--- Begin ---

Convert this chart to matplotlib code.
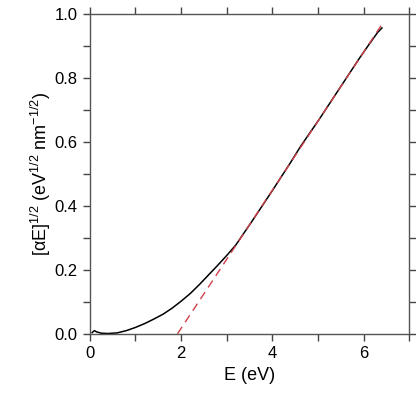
import matplotlib
matplotlib.use("Agg")
import matplotlib.pyplot as plt
from matplotlib.ticker import MultipleLocator, FormatStrFormatter

plt.rcParams['font.family'] = ['Liberation Sans', 'DejaVu Sans']
plt.rcParams['mathtext.default'] = 'regular'

# measured absorption curve, sqrt(alpha*E) vs E
energy = [0.05, 0.10, 0.15, 0.25, 0.40, 0.60, 0.80, 1.00, 1.20, 1.40, 1.60,
          1.80, 2.00, 2.20, 2.40, 2.60, 2.80, 3.00, 3.20, 3.40, 3.60, 3.80,
          4.00, 4.20, 4.40, 4.60, 4.80, 5.00, 5.30, 5.60, 5.90, 6.10, 6.30, 6.40]
sqrt_ae = [0.004, 0.010, 0.006, 0.002, 0.001, 0.003, 0.010, 0.020, 0.032,
           0.046, 0.061, 0.080, 0.102, 0.126, 0.154, 0.184, 0.214, 0.245,
           0.278, 0.320, 0.362, 0.405, 0.448, 0.492, 0.536, 0.582, 0.624,
           0.665, 0.730, 0.795, 0.860, 0.901, 0.941, 0.956]

# linear (Tauc) fit extrapolated to zero
fit_e = [1.92, 6.38]
fit_y = [0.0, 0.963]

fig = plt.figure(figsize=(4.16, 3.96), dpi=100)
ax = fig.add_axes([0.216, 0.157, 0.768, 0.808])

ax.plot(energy, sqrt_ae, color='black', lw=1.1)
ax.plot(fit_e, fit_y, color='#d0404a', lw=1.0, ls=(0, (6, 4)))

ax.set_xlim(0, 7)
ax.set_ylim(0, 1.0)
ax.xaxis.set_major_locator(MultipleLocator(2))
ax.xaxis.set_minor_locator(MultipleLocator(1))
ax.yaxis.set_major_locator(MultipleLocator(0.2))
ax.yaxis.set_minor_locator(MultipleLocator(0.1))
ax.yaxis.set_major_formatter(FormatStrFormatter('%.1f'))

ax.tick_params(which='both', direction='out', top=True, right=True,
               length=5, width=1.0, color='#444444', labelsize=12, pad=4)
for s in ax.spines.values():
    s.set_color('#555555')
    s.set_linewidth(1.0)

ax.set_xlabel('E (eV)', fontsize=13, labelpad=4)
ax.set_ylabel(r'[$\alpha$E]$^{1/2}$ (eV$^{1/2}$ nm$^{-1/2}$)', fontsize=13,
              labelpad=1)

fig.savefig('out.png', dpi=100, facecolor='white')
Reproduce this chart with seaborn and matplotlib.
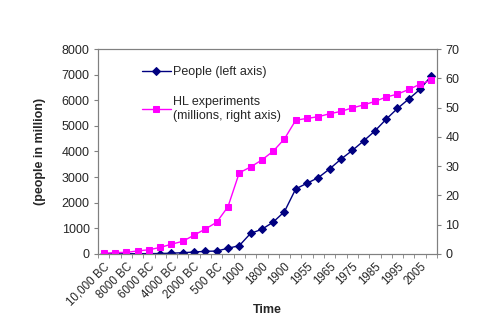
import matplotlib
matplotlib.use("Agg")
import matplotlib.pyplot as plt
import seaborn as sns
import numpy as np
import pandas as pd

categories = ["10,000 BC", "9000 BC", "8000 BC", "7000 BC", "6000 BC", "5000 BC",
              "4000 BC", "3000 BC", "2000 BC", "1000 BC", "500 BC", "1 AD", "1000",
              "1750", "1800", "1850", "1900", "1950", "1955", "1960", "1965", "1970",
              "1975", "1980", "1985", "1990", "1995", "2000", "2005", "2010"]
people = [1, 2, 5, 7, 10, 14, 27, 45, 72, 100, 110, 220, 320, 800, 960, 1240,
          1650, 2540, 2760, 2980, 3320, 3700, 4040, 4410, 4800, 5260, 5680,
          6050, 6430, 6960]
hl = [0.2, 0.45, 0.5, 1.0, 1.4, 2.2, 3.3, 4.3, 6.4, 8.5, 10.8, 16.1, 27.7,
      29.7, 32.1, 35.1, 39.3, 45.7, 46.3, 46.9, 47.9, 48.7, 49.9, 50.9, 52.1,
      53.6, 54.6, 56.2, 58.0, 59.4]

sns.set_style("white")
plt.rcParams['font.family'] = ['Liberation Sans', 'DejaVu Sans']

df = pd.DataFrame({"idx": np.arange(len(categories)), "cat": categories,
                   "people": people, "hl": hl})

fig = plt.figure(figsize=(5.0, 3.23), dpi=100)
ax = fig.add_axes([0.196, 0.214, 0.678, 0.634])
ax2 = ax.twinx()

sns.lineplot(data=df, x="idx", y="people", ax=ax, color="#000080", marker="D",
             markersize=3.8, markeredgecolor="#000080", linewidth=1,
             label="People (left axis)", legend=False)
sns.lineplot(data=df, x="idx", y="hl", ax=ax2, color="#FF00FF", marker="s",
             markersize=5, markeredgecolor="#FF00FF", linewidth=1,
             label="HL experiments\n(millions, right axis)", legend=False)

n = len(categories)
ax.set_xlim(-0.5, n - 0.5)
ax.set_ylim(0, 8000)
ax2.set_ylim(0, 70)
ax.set_yticks(np.arange(0, 8001, 1000))
ax2.set_yticks(np.arange(0, 71, 10))

fs = 9
ax.set_xticks(np.arange(0, n, 2))
ax.set_xticklabels(categories[::2], rotation=45, ha="right", rotation_mode="anchor")
ax.set_xticks(np.arange(-0.5, n, 1), minor=True)
ax.tick_params(axis="x", which="major", length=0, labelsize=8.3, pad=5)
ax.tick_params(axis="x", which="minor", length=3, color="#808080", direction="out", bottom=True)
ax.tick_params(axis="y", length=3, color="#808080", direction="out", labelsize=fs, left=True, pad=3)
ax2.tick_params(axis="y", length=3, color="#808080", direction="out", labelsize=fs, right=True, pad=3)

for a in (ax, ax2):
    for s in a.spines.values():
        s.set_color("#808080")
        s.set_linewidth(0.8)

ax.set_xlabel("")
fig.text(0.534, 1 - 310 / 323, "Time", fontsize=fs, fontweight="bold",
         ha="center", va="center")
ax.set_ylabel("(people in million)", fontsize=fs, fontweight="bold", labelpad=11)
ax2.set_ylabel("")

h1, l1 = ax.get_legend_handles_labels()
h2, l2 = ax2.get_legend_handles_labels()
leg = ax.legend(h1 + h2, l1 + l2, loc="upper left", bbox_to_anchor=(0.115, 0.94),
                frameon=False, fontsize=fs, labelspacing=1.4, handlelength=2.3,
                handletextpad=0.15, borderaxespad=0)

fig.savefig("out.png", dpi=100)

--- End ---

> _Task to complete_
Exact duplication of all the records is required; pictures are omitted from the copy.

> _Exercise result_
Convert this chart to matplotlib code.
import matplotlib
matplotlib.use("Agg")
import matplotlib.pyplot as plt
from matplotlib.ticker import MultipleLocator, FormatStrFormatter

plt.rcParams['font.family'] = ['Liberation Sans', 'DejaVu Sans']
plt.rcParams['mathtext.default'] = 'regular'

# measured absorption curve, sqrt(alpha*E) vs E
energy = [0.05, 0.10, 0.15, 0.25, 0.40, 0.60, 0.80, 1.00, 1.20, 1.40, 1.60,
          1.80, 2.00, 2.20, 2.40, 2.60, 2.80, 3.00, 3.20, 3.40, 3.60, 3.80,
          4.00, 4.20, 4.40, 4.60, 4.80, 5.00, 5.30, 5.60, 5.90, 6.10, 6.30, 6.40]
sqrt_ae = [0.004, 0.010, 0.006, 0.002, 0.001, 0.003, 0.010, 0.020, 0.032,
           0.046, 0.061, 0.080, 0.102, 0.126, 0.154, 0.184, 0.214, 0.245,
           0.278, 0.320, 0.362, 0.405, 0.448, 0.492, 0.536, 0.582, 0.624,
           0.665, 0.730, 0.795, 0.860, 0.901, 0.941, 0.956]

# linear (Tauc) fit extrapolated to zero
fit_e = [1.92, 6.38]
fit_y = [0.0, 0.963]

fig = plt.figure(figsize=(4.16, 3.96), dpi=100)
ax = fig.add_axes([0.216, 0.157, 0.768, 0.808])

ax.plot(energy, sqrt_ae, color='black', lw=1.1)
ax.plot(fit_e, fit_y, color='#d0404a', lw=1.0, ls=(0, (6, 4)))

ax.set_xlim(0, 7)
ax.set_ylim(0, 1.0)
ax.xaxis.set_major_locator(MultipleLocator(2))
ax.xaxis.set_minor_locator(MultipleLocator(1))
ax.yaxis.set_major_locator(MultipleLocator(0.2))
ax.yaxis.set_minor_locator(MultipleLocator(0.1))
ax.yaxis.set_major_formatter(FormatStrFormatter('%.1f'))

ax.tick_params(which='both', direction='out', top=True, right=True,
               length=5, width=1.0, color='#444444', labelsize=12, pad=4)
for s in ax.spines.values():
    s.set_color('#555555')
    s.set_linewidth(1.0)

ax.set_xlabel('E (eV)', fontsize=13, labelpad=4)
ax.set_ylabel(r'[$\alpha$E]$^{1/2}$ (eV$^{1/2}$ nm$^{-1/2}$)', fontsize=13,
              labelpad=1)

fig.savefig('out.png', dpi=100, facecolor='white')
Reproduce this chart with seaborn and matplotlib.
import matplotlib
matplotlib.use("Agg")
import matplotlib.pyplot as plt
import seaborn as sns
import numpy as np
import pandas as pd

categories = ["10,000 BC", "9000 BC", "8000 BC", "7000 BC", "6000 BC", "5000 BC",
              "4000 BC", "3000 BC", "2000 BC", "1000 BC", "500 BC", "1 AD", "1000",
              "1750", "1800", "1850", "1900", "1950", "1955", "1960", "1965", "1970",
              "1975", "1980", "1985", "1990", "1995", "2000", "2005", "2010"]
people = [1, 2, 5, 7, 10, 14, 27, 45, 72, 100, 110, 220, 320, 800, 960, 1240,
          1650, 2540, 2760, 2980, 3320, 3700, 4040, 4410, 4800, 5260, 5680,
          6050, 6430, 6960]
hl = [0.2, 0.45, 0.5, 1.0, 1.4, 2.2, 3.3, 4.3, 6.4, 8.5, 10.8, 16.1, 27.7,
      29.7, 32.1, 35.1, 39.3, 45.7, 46.3, 46.9, 47.9, 48.7, 49.9, 50.9, 52.1,
      53.6, 54.6, 56.2, 58.0, 59.4]

sns.set_style("white")
plt.rcParams['font.family'] = ['Liberation Sans', 'DejaVu Sans']

df = pd.DataFrame({"idx": np.arange(len(categories)), "cat": categories,
                   "people": people, "hl": hl})

fig = plt.figure(figsize=(5.0, 3.23), dpi=100)
ax = fig.add_axes([0.196, 0.214, 0.678, 0.634])
ax2 = ax.twinx()

sns.lineplot(data=df, x="idx", y="people", ax=ax, color="#000080", marker="D",
             markersize=3.8, markeredgecolor="#000080", linewidth=1,
             label="People (left axis)", legend=False)
sns.lineplot(data=df, x="idx", y="hl", ax=ax2, color="#FF00FF", marker="s",
             markersize=5, markeredgecolor="#FF00FF", linewidth=1,
             label="HL experiments\n(millions, right axis)", legend=False)

n = len(categories)
ax.set_xlim(-0.5, n - 0.5)
ax.set_ylim(0, 8000)
ax2.set_ylim(0, 70)
ax.set_yticks(np.arange(0, 8001, 1000))
ax2.set_yticks(np.arange(0, 71, 10))

fs = 9
ax.set_xticks(np.arange(0, n, 2))
ax.set_xticklabels(categories[::2], rotation=45, ha="right", rotation_mode="anchor")
ax.set_xticks(np.arange(-0.5, n, 1), minor=True)
ax.tick_params(axis="x", which="major", length=0, labelsize=8.3, pad=5)
ax.tick_params(axis="x", which="minor", length=3, color="#808080", direction="out", bottom=True)
ax.tick_params(axis="y", length=3, color="#808080", direction="out", labelsize=fs, left=True, pad=3)
ax2.tick_params(axis="y", length=3, color="#808080", direction="out", labelsize=fs, right=True, pad=3)

for a in (ax, ax2):
    for s in a.spines.values():
        s.set_color("#808080")
        s.set_linewidth(0.8)

ax.set_xlabel("")
fig.text(0.534, 1 - 310 / 323, "Time", fontsize=fs, fontweight="bold",
         ha="center", va="center")
ax.set_ylabel("(people in million)", fontsize=fs, fontweight="bold", labelpad=11)
ax2.set_ylabel("")

h1, l1 = ax.get_legend_handles_labels()
h2, l2 = ax2.get_legend_handles_labels()
leg = ax.legend(h1 + h2, l1 + l2, loc="upper left", bbox_to_anchor=(0.115, 0.94),
                frameon=False, fontsize=fs, labelspacing=1.4, handlelength=2.3,
                handletextpad=0.15, borderaxespad=0)

fig.savefig("out.png", dpi=100)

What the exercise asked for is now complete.